The US presidential election recently entered the final phase, and all that stands between Donald Trump and the White House is the vote of the Electoral College at this point. With his status now sitting at "President-Elect", Trump has been busying himself setting things up and getting a transition team ready, full of advisers who will end up in key roles in government when the dust settles. During his campaign, Trump talked of "draining the swamp" and getting corporate interests out of government. On this note, he specifically addressed the not-yet-complete merger of AT&T and Time Warner, saying that such a deal would not be approved under his administration. It seems that his tune has changed a bit, because a conversation with Trump's people has AT&T fairly confident that the deal will go off without a hitch.
AT&T's plan to scoop up Time Warner, and rights to all of the media properties that it controls, has raised eyebrows across the entire industry, with net neutrality and antitrust proponents decrying the deal en masse. The wireless giant has stake in popular media, the area of the industry where this deal would have the biggest impact. AT&T has been accused of violating net neutrality with its zero-rated DIRECTV Now service, which serves up content that AT&T has rights to through DIRECTV to select wireless customers without eating into their data plans. Naturally, when using Netflix or YouTube would take up a customer's precious data allotment, it's easy to see how this may give AT&T a bit of a home field advantage.

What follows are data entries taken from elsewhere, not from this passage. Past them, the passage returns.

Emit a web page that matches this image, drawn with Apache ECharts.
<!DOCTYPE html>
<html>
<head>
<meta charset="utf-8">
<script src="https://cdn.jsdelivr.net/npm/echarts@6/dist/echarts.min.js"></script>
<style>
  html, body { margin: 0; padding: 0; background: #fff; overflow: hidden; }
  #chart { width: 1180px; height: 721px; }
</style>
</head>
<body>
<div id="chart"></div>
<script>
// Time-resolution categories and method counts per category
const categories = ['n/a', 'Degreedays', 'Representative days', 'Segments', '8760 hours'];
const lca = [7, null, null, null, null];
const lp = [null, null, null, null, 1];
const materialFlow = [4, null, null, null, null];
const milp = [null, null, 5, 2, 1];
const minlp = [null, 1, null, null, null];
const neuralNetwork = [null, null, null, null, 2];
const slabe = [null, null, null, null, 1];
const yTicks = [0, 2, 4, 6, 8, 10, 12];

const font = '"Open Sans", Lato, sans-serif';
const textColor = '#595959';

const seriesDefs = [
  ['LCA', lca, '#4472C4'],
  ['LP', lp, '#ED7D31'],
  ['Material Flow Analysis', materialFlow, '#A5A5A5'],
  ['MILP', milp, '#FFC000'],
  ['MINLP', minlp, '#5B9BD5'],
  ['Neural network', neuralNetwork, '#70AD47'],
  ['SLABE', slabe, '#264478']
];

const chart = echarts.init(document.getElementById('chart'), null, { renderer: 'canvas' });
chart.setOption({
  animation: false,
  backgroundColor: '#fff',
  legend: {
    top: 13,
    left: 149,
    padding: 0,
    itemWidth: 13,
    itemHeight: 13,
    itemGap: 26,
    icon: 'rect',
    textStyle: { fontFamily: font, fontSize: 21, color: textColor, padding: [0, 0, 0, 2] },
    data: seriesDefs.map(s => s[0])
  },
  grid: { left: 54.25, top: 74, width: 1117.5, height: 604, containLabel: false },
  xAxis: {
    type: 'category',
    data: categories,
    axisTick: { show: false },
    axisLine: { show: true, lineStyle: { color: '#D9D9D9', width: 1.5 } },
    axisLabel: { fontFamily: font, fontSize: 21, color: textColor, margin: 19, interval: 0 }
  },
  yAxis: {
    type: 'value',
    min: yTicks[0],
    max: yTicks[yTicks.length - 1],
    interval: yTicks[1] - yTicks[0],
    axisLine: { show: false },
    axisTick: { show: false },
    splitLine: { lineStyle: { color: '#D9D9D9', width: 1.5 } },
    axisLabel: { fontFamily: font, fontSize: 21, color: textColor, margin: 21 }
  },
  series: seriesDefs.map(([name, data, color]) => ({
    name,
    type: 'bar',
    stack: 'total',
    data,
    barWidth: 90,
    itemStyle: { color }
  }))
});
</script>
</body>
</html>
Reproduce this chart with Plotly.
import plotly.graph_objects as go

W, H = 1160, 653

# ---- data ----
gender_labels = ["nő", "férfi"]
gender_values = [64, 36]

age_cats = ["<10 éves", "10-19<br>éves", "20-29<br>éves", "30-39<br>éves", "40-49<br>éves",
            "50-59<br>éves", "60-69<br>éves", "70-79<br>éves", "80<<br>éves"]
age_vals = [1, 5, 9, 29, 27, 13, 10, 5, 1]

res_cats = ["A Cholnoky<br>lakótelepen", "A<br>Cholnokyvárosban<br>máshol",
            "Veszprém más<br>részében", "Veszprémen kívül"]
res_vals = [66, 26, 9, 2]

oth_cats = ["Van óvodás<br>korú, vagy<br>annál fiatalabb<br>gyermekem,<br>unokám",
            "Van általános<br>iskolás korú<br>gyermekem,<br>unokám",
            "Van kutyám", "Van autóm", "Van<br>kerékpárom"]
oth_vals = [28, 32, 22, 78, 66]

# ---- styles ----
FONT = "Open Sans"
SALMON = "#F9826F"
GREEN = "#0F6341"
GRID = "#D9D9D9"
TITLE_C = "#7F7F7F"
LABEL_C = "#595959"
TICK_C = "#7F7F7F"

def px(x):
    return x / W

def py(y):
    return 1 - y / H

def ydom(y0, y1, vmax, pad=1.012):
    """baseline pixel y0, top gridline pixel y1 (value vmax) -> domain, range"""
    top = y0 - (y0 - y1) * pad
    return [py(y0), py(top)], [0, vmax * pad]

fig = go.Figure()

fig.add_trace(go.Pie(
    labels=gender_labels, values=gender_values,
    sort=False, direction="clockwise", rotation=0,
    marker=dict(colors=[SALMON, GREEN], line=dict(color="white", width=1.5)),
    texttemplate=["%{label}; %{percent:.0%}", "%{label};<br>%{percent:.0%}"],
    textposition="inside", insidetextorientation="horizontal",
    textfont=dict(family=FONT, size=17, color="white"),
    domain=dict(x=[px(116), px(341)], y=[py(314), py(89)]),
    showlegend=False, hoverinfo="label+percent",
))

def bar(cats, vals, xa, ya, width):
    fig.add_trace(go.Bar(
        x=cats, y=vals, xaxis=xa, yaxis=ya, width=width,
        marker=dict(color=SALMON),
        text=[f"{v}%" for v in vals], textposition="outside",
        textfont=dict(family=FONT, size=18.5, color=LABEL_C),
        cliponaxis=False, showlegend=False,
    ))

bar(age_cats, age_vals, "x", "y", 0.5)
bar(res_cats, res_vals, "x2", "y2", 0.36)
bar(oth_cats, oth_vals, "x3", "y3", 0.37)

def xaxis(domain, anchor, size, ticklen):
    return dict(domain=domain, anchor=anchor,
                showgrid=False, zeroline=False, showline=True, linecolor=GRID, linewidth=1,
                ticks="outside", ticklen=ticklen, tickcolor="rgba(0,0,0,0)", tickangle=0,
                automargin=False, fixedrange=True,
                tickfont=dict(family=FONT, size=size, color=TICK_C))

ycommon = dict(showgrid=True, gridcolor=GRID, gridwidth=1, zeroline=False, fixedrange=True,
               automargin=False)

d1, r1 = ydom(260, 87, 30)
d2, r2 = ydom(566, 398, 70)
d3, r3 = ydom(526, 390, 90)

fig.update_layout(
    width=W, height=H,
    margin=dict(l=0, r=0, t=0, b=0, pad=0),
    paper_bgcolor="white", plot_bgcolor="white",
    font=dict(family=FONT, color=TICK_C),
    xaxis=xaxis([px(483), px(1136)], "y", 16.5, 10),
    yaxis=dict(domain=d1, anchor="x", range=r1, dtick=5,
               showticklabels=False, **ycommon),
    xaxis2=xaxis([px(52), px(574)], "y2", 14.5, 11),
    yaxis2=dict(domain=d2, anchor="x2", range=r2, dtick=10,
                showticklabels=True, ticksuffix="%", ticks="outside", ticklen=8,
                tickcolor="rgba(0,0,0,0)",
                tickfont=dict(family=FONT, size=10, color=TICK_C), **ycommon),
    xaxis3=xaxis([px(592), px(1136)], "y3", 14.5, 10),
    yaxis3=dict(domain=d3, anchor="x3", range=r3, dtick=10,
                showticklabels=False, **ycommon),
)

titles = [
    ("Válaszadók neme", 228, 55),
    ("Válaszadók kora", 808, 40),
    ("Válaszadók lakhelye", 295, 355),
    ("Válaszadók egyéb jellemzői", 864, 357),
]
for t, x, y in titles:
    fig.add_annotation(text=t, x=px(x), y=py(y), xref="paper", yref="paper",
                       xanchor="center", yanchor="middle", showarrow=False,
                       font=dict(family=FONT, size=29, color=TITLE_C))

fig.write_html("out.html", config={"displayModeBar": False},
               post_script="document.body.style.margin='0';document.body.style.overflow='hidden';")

Donald Trump's cabinet, as the arrangement of officials pertains to telecoms and wireless, has a few key figures who want to diminish the FCC's authority and openly oppose net neutrality principles and laws, for reasons that are entirely their own. Thus, it's not too big of a surprise to see Trump's people assuring AT&T that there would be no knee-jerk repulsion or other bias in reviewing their proposed merger with Time Warner, and that it would be looked at from the perspective of consumers on a number of levels. While it's still not a guarantee that the deal will go through, these events point to the merger's approval, and at that point, only time can tell if it will actually be doing consumers any favors.